Tony Williams – Seiner Zeit voraus?


Für Insider ist das keine Hypothese mehr, dass Tony Williams schon heute den Musikstil spielt, der in zwei Jahren „up to date“ sein wird. Wenn man die Musik der Lifetime als progressiv bezeichnet, so ist das zu wenig gesagt. Heute in einer Zeit, wo man Gruppen wie Steamhammer, Chicken Shack und Rolling Stones als „fortschrittlich“ kategorisiert, muss der Stil der Lifetime ohne Einordnung bleiben, out of sight. Lifetime ist eine Synthese – eine Koordination aus Jazz und Pop. Obgleich Lifetime eine Vereinigung von Virtuosen, in dieser Hinsicht mit den legendären Cream vergleichbar, symbolisieren doch zwei Musiker deutlich die stilistischen Grundelemente des Sounds: Tony Williams, ehemaliger Schlagzeuger bei Miles Davis, und Jack Bruce, ex-Bassman der Cream.

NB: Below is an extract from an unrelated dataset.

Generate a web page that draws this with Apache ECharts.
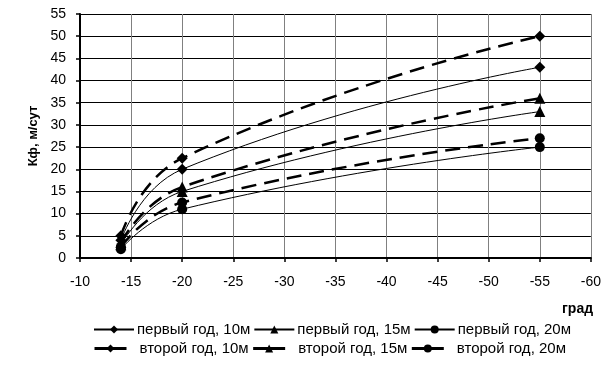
<!DOCTYPE html>
<html>
<head>
<meta charset="utf-8">
<script src="https://cdn.jsdelivr.net/npm/echarts@6/dist/echarts.min.js"></script>
<style>html,body{margin:0;padding:0;background:#fff}#c{width:604px;height:365px}</style>
</head>
<body>
<div id="c"></div>
<script>
var temps = [-14, -20, -55];
var y1_10 = [4, 20, 43];
var y1_15 = [3, 15, 33];
var y1_20 = [2, 11, 25];
var y2_10 = [5, 22.5, 50];
var y2_15 = [3.5, 16, 36];
var y2_20 = [2.5, 12.5, 27];
var names = ['первый год, 10м','первый год, 15м','первый год, 20м','второй год, 10м','второй год, 15м','второй год, 20м'];
var yAxisTitle = 'Кф, м/сут';
var xAxisTitle = 'град';

function pts(v){ return temps.map(function(t,i){ return [t, v[i]]; }); }
var F = 'Liberation Sans, Arial, sans-serif';
function ser(name, v, sym, size, second){
  return {
    name: name, type: 'line', data: pts(v), smooth: 0.5,
    symbol: sym, symbolSize: size, showSymbol: true,
    itemStyle: {color: '#000'},
    lineStyle: second ? {color: '#000', width: 2.5, type: [15, 8]} : {color: '#000', width: 1},
    emphasis: {disabled: true}, animation: false, z: second ? 3 : 2
  };
}
var chart = echarts.init(document.getElementById('c'));
chart.setOption({
  animation: false,
  grid: {left: 80, right: 11, top: 14, bottom: 107},
  xAxis: {
    type: 'value', min: -60, max: -10, interval: 5, inverse: true,
    axisLine: {onZero: false, lineStyle: {color: '#000', width: 2}},
    axisTick: {show: true, length: 4, lineStyle: {color: '#000', width: 1.5}},
    axisLabel: {color: '#000', fontFamily: F, fontSize: 14, margin: 17},
    splitLine: {show: true, lineStyle: {color: '#808080', width: 1}}
  },
  yAxis: {
    type: 'value', min: 0, max: 55, interval: 5,
    name: yAxisTitle, nameLocation: 'middle', nameGap: 35, nameRotate: 90,
    nameTextStyle: {color: '#000', fontFamily: F, fontSize: 13, fontWeight: 'bold'},
    axisLine: {show: true, lineStyle: {color: '#000', width: 2}},
    axisTick: {show: true, length: 4, lineStyle: {color: '#000', width: 1.5}},
    axisLabel: {color: '#000', fontFamily: F, fontSize: 14, margin: 14},
    splitLine: {show: true, lineStyle: {color: '#000', width: 1}}
  },
  graphic: [{type: 'text', left: 562, top: 302, style: {text: xAxisTitle, fill: '#000', font: 'bold 14px Liberation Sans, Arial, sans-serif'}}],
  legend: [
    {data: names.slice(0,3), left: 88, top: 317, itemWidth: 40, itemHeight: 10, itemGap: 3,
     textStyle: {color: '#000', fontFamily: F, fontSize: 15, padding: [0, 0, 0, -2]}},
    {data: names.slice(3), left: 88, top: 336, itemWidth: 32, itemHeight: 10, itemGap: 3,
     lineStyle: {type: 'solid', width: 3},
     textStyle: {color: '#000', fontFamily: F, fontSize: 15, padding: [0, 0, 0, 8]}}
  ],
  series: [
    ser(names[0], y1_10, 'diamond', 11, false),
    ser(names[1], y1_15, 'triangle', 11, false),
    ser(names[2], y1_20, 'circle', 10, false),
    ser(names[3], y2_10, 'diamond', 11, true),
    ser(names[4], y2_15, 'triangle', 11, true),
    ser(names[5], y2_20, 'circle', 10, true)
  ]
});
</script>
</body>
</html>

Tony Williams war Jazzer aus Oberzeugung bis er 1969 seine eigene Gruppe gründete, in der er seine 15-jährige Erfahrung in einen neuen Sound umsetzte, der wesentlich vom tradionellen und starren Thema des Jazz abwich.

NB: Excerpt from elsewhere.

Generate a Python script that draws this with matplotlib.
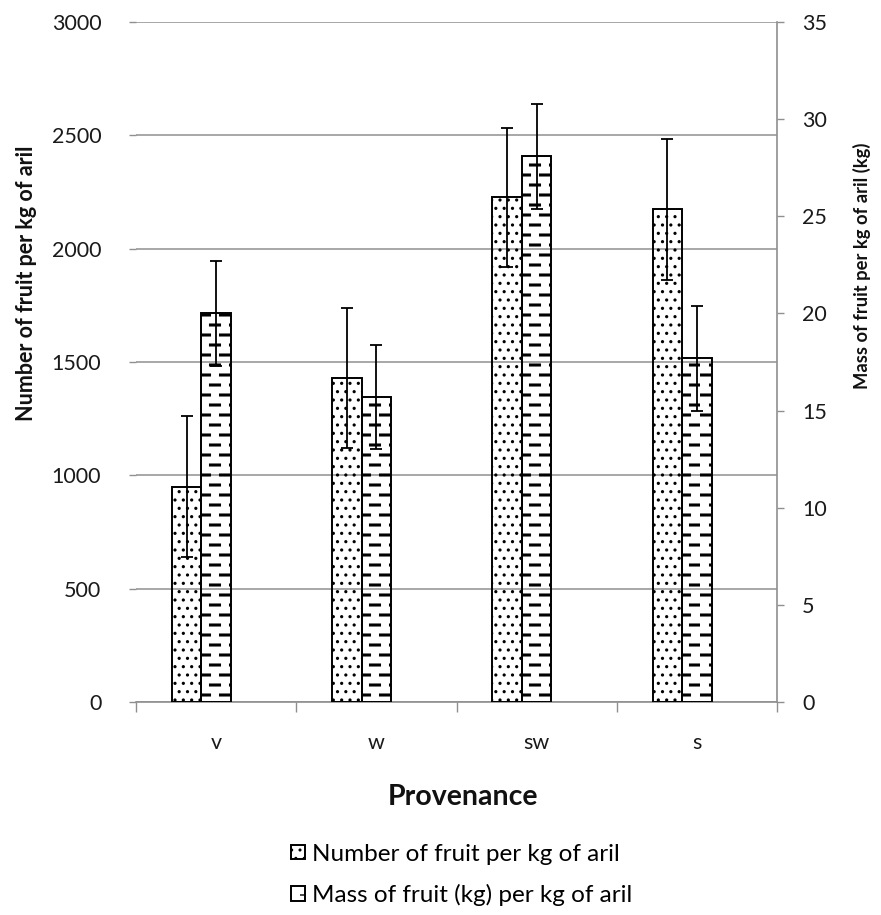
import numpy as np
import matplotlib
matplotlib.use("Agg")
import matplotlib.pyplot as plt
import matplotlib.hatch as mhatch
from matplotlib.path import Path

# ---- data ----
categories = ["v", "w", "sw", "s"]
number_per_kg = [950, 1430, 2227, 2173]
number_err = [310, 310, 307, 310]
mass_per_kg = [20.0, 15.7, 28.1, 17.7]
mass_err = [2.7, 2.7, 2.7, 2.7]
left_ticks = [0, 500, 1000, 1500, 2000, 2500, 3000]
right_ticks = [0, 5, 10, 15, 20, 25, 30, 35]
label_number = "Number of fruit per kg of aril"
label_mass = "Mass of fruit (kg) per kg of aril"


# ---- custom dashed-row hatch replacing '-' ----
class DashedRows(mhatch.HatchPatternBase):
    def __init__(self, hatch, density):
        self.on = ('-' in hatch)
        self.nrows = 10
        self.ncols = 5
        self.num_lines = self.nrows * self.ncols if self.on else 0
        self.num_vertices = self.num_lines * 2

    def set_vertices_and_codes(self, vertices, codes):
        i = 0
        for k in range(self.nrows):
            y = (k + 0.5) / self.nrows
            shift = 0.1 if k % 2 else 0.0
            for j in range(self.ncols):
                x0 = j / self.ncols + shift + 0.005
                vertices[2 * i] = (x0, y)
                vertices[2 * i + 1] = (x0 + 0.09, y)
                codes[2 * i] = Path.MOVETO
                codes[2 * i + 1] = Path.LINETO
                i += 1


mhatch._hatch_types[0] = DashedRows

plt.rcParams['font.family'] = ['Lato', 'DejaVu Sans']
plt.rcParams['hatch.color'] = 'black'

W, H = 881, 915
fig = plt.figure(figsize=(W / 100, H / 100), dpi=100)
ax_l, ax_r, ax_b, ax_t = 136, 777, 702, 22
ax1 = fig.add_axes([ax_l / W, 1 - ax_b / H, (ax_r - ax_l) / W, (ax_b - ax_t) / H])
ax2 = ax1.twinx()

x = np.arange(len(categories))
bw = 0.184
grid_c = '#8f8f8f'
txt_c = '#1a1a1a'

plt.rcParams['hatch.linewidth'] = 1.1
b1 = ax1.bar(x - bw, number_per_kg, width=bw, facecolor='none', edgecolor='black',
             linewidth=1.4, hatch='..', label=label_number, zorder=3)
ax1.errorbar(x - bw, number_per_kg, yerr=number_err, fmt='none', ecolor='black',
             elinewidth=1.3, capsize=4.5, capthick=1.3, zorder=4)

plt.rcParams['hatch.linewidth'] = 2.2
b2 = ax2.bar(x, mass_per_kg, width=bw, facecolor='none', edgecolor='black',
             linewidth=1.4, hatch='-', label=label_mass, zorder=3)
plt.rcParams['hatch.linewidth'] = 1.0
ax2.errorbar(x, mass_per_kg, yerr=mass_err, fmt='none', ecolor='black',
             elinewidth=1.3, capsize=4.5, capthick=1.3, zorder=4)

ax1.set_xlim(-0.5, len(categories) - 0.5)
ax1.set_ylim(0, 3000)
ax2.set_ylim(0, 35)
ax1.set_yticks(left_ticks)
ax2.set_yticks(right_ticks)
ax1.yaxis.grid(True, color=grid_c, linewidth=1.1)
ax1.set_axisbelow(True)

ax1.set_xticks(x)
ax1.set_xticklabels(categories)
ax1.set_xticks(np.arange(len(categories) + 1) - 0.5, minor=True)
ax1.tick_params(axis='x', which='major', length=0, pad=22, labelsize=15.5, labelcolor=txt_c)
ax1.tick_params(axis='x', which='minor', length=7, width=1, color=grid_c, direction='out')
ax1.tick_params(axis='y', length=5, width=1, color=grid_c, pad=20, labelsize=15.5, labelcolor=txt_c)
ax2.tick_params(axis='y', length=5, width=1, color=grid_c, pad=13, labelsize=15.5, labelcolor=txt_c)

for a in (ax1, ax2):
    a.spines['top'].set_visible(False)
    a.spines['left'].set_visible(False)
ax2.spines['right'].set_color(grid_c)
ax2.spines['right'].set_linewidth(1.2)
ax1.spines['right'].set_visible(False)
ax2.spines['bottom'].set_visible(False)
ax1.spines['bottom'].set_color(grid_c)
ax1.spines['bottom'].set_linewidth(1.2)

fig.text(27 / W, 1 - 283 / H, "Number of fruit per kg of aril", rotation=90,
         ha='center', va='center', fontsize=15.5, fontweight='bold', color='#111111')
fig.text(862 / W, 1 - 266 / H, "Mass of fruit per kg of aril (kg)", rotation=90,
         ha='center', va='center', fontsize=13.2, fontweight='bold', color='#111111')
fig.text(463 / W, 1 - 797 / H, "Provenance", ha='center', va='center',
         fontsize=20.5, fontweight='bold', color='#111111')

fig.legend(handles=[b1, b2], loc='center', bbox_to_anchor=(0.524, 1 - 875 / H),
           frameon=False, fontsize=17.5, handlelength=0.55, handleheight=0.55,
           handletextpad=0.3, labelspacing=0.8, borderpad=0)

fig.savefig("out.png", dpi=100)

Jack Bruce, mit Cream zur Poplegende geworden, war der Inbegriff des Progressiv-Bassgitarristen überhaupt, bis er 18 Monate nach Gründung der Lifetime zu Tony Williams stiess.

Klein Tony hatte schon von frühester Jugend an einen direkten Draht zur Muse. Sein Vater war ein bekannter Jazz-Saxophonist in Boston, seine Mutter eine begehrte Jazz-Sängerin. Mit 12 hörte Tony zum ersten Mal Miles Davis in Boston. Er war so begeistert und – er nahm sich vor, in einer so ausgezeichneten Combo einmal mitzuspielen, Tony erlebte seinen grossen Durchbruch in New York. Hier wurde er von Jackie McLean engagiert. Mit 17 ging für ihn sein Jugendtraum in Erfüllung. Miles Davis suchte 1963 einen Schlagzeuger, der sowohl unkonventionelle Ideen haben, als auch perfekt in Free und Classical Jazz sein sollte. Er engagiertie Tony Williams. Bis 1969 blieb Tony bei Miles Davis. Dann entschloss er sich, eine eigene Gruppe zu gründen, in der er die musikalischen Erfahrungen seines bisherigen Lebens verwerten konnte: „Lifetime“.

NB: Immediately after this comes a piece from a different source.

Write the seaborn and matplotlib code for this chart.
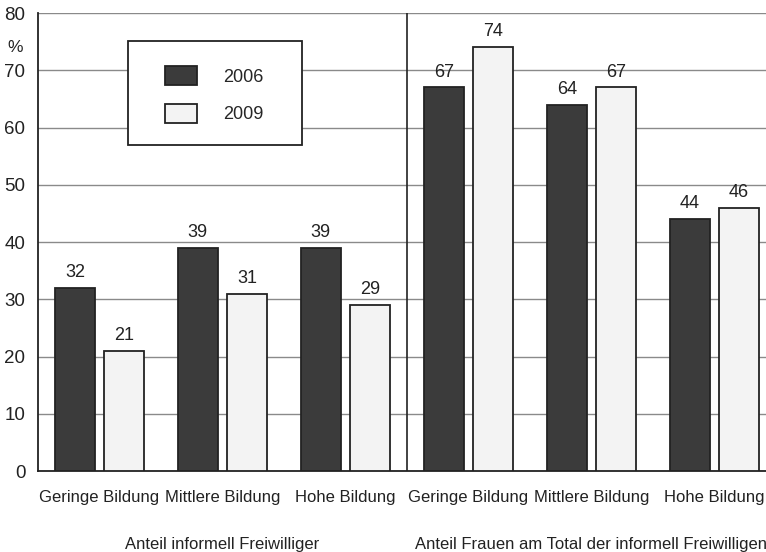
import numpy as np
import pandas as pd
import matplotlib.pyplot as plt
import matplotlib.patches as mpatches
import seaborn as sns

# Werte aus der Grafik
bildung = ['Geringe Bildung', 'Mittlere Bildung', 'Hohe Bildung',
           'Geringe Bildung', 'Mittlere Bildung', 'Hohe Bildung']
gruppe_keys = ['A1', 'A2', 'A3', 'F1', 'F2', 'F3']
gruppen = ['Anteil informell Freiwilliger',
           'Anteil Frauen am Total der informell Freiwilligen']
werte_2006 = [32, 39, 39, 67, 64, 44]
werte_2009 = [21, 31, 29, 74, 67, 46]
jahre = ['2006', '2009']

df = pd.DataFrame({
    'Kategorie': gruppe_keys * 2,
    'Jahr': [jahre[0]] * 6 + [jahre[1]] * 6,
    'Wert': werte_2006 + werte_2009,
})

sns.set_style('white')
plt.rcParams['font.family'] = ['Liberation Sans', 'DejaVu Sans']
fs = 12

fig = plt.figure(figsize=(7.66, 5.52), dpi=100)
ax = fig.add_axes([0.0496, 0.1467, 0.9634, 0.8297])

sns.barplot(data=df, x='Kategorie', y='Wert', hue='Jahr', order=gruppe_keys,
            palette=['#3b3b3b', '#f3f3f3'], edgecolor='#222222',
            linewidth=1.3, gap=0.175, ax=ax, zorder=3)

for cont in ax.containers:
    ax.bar_label(cont, fmt='%d', padding=5, fontsize=fs + 1, color='#222222')

ax.set_ylim(0, 80)
ax.set_xlim(-0.5, 5.5)
ax.set_yticks(range(0, 81, 10))
ax.yaxis.grid(True, color='#8a8a8a', linewidth=1.0, zorder=0)
ax.set_axisbelow(True)
ax.axvline(2.5, color='#222222', linewidth=1.2, zorder=4)

for s in ['top', 'right']:
    ax.spines[s].set_visible(False)
for s in ['left', 'bottom']:
    ax.spines[s].set_color('#222222')
    ax.spines[s].set_linewidth(1.3)

ax.tick_params(axis='both', length=0, labelsize=fs + 1.5, colors='#222222')
ax.tick_params(axis='y', pad=9)
ax.tick_params(axis='x', pad=14)
ax.set_xticks(range(6))
ax.set_xticklabels(bildung, fontsize=fs)
ax.set_xlabel('')
ax.set_ylabel('')

ax.text(-0.031, 74, '%', transform=ax.get_yaxis_transform(),
        ha='center', va='center', fontsize=fs + 0.5, color='#222222')

trans = ax.get_xaxis_transform()
ax.text(1, -0.16, gruppen[0], transform=trans, ha='center', va='center',
        fontsize=fs, color='#222222')
ax.text(4, -0.16, gruppen[1], transform=trans, ha='center', va='center',
        fontsize=fs, color='#222222')

# Legendenrahmen
box = mpatches.Rectangle((0.122, 0.712), 0.236, 0.227, transform=ax.transAxes,
                         facecolor='white', edgecolor='#222222',
                         linewidth=1.3, zorder=5)
ax.add_patch(box)
handles, labels = ax.get_legend_handles_labels()
leg = ax.legend(handles, labels, loc='upper left',
                bbox_to_anchor=(0.172, 0.884), frameon=False,
                borderpad=0, handlelength=1.8, handleheight=1.25,
                handletextpad=1.4, labelspacing=1.0,
                fontsize=fs + 1, borderaxespad=0)
leg.set_zorder(6)

fig.savefig('out.png', dpi=100)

Für die Orgel holte er sich Larry Young, der früher bei Coltrane spielte. Als Sologitarristen verpflichtete er John Mc-Laughlin, einen Spitzenkönner, den viele noch von den Blue Flame, Brian Auger, den Four Tops oder Miles Davis her kennen. Als erstes Werk des Trios entstand ein Doppelalbum „Emergency Volume I and II“. Ein Kritiker schwärmte: „Tony Williams Lifetime hat schon nach kurzer Zeit einen komplexen Ensemblestil entwickelt, der unvergleichbar mit allem ist, was es im Augenblick auf dem Markt gibt“.

Als Jack Bruce der Gruppe beitrat, war die Sensation in der Musikbranche perfekt. Für Bruce bedeutet sein Beitritt, dass er wieder mit seinem alten Freund zusammen spielen konnte, mit John Mc-Laughlin. Beide hatten zu den Zeiten als Ginger Baker in der legendären Graham Bond Band (Solid Bond) die Sticks wirbelte, in eben dieser Gruppe schon einmal dieselbe Suppe gelöffelt. Mit dem Übertritt gab auch Jack sein Leben als Soloartist auf. Der Eindruck, dass der Band erprobte Bassgitarrist, der schon zu Formationen wie die des Alexis Korner, John Mayall’s Bluesbreakers, Manfred Mann und Cream gehörte, sich keiner festen Gruppe mehr anschliessen wollte, hatte getrogen. Als erstes Ergebnis dieser Zusammenarbeit entstand die LP „Turn it over“.

Ohne Prophet zu sein, kann man heute schon sagen, dass sich Jazz und Pop immer mehr angleichen werden, und die Lifetime ist schon heute ein Wegbereiter dieser Evolution.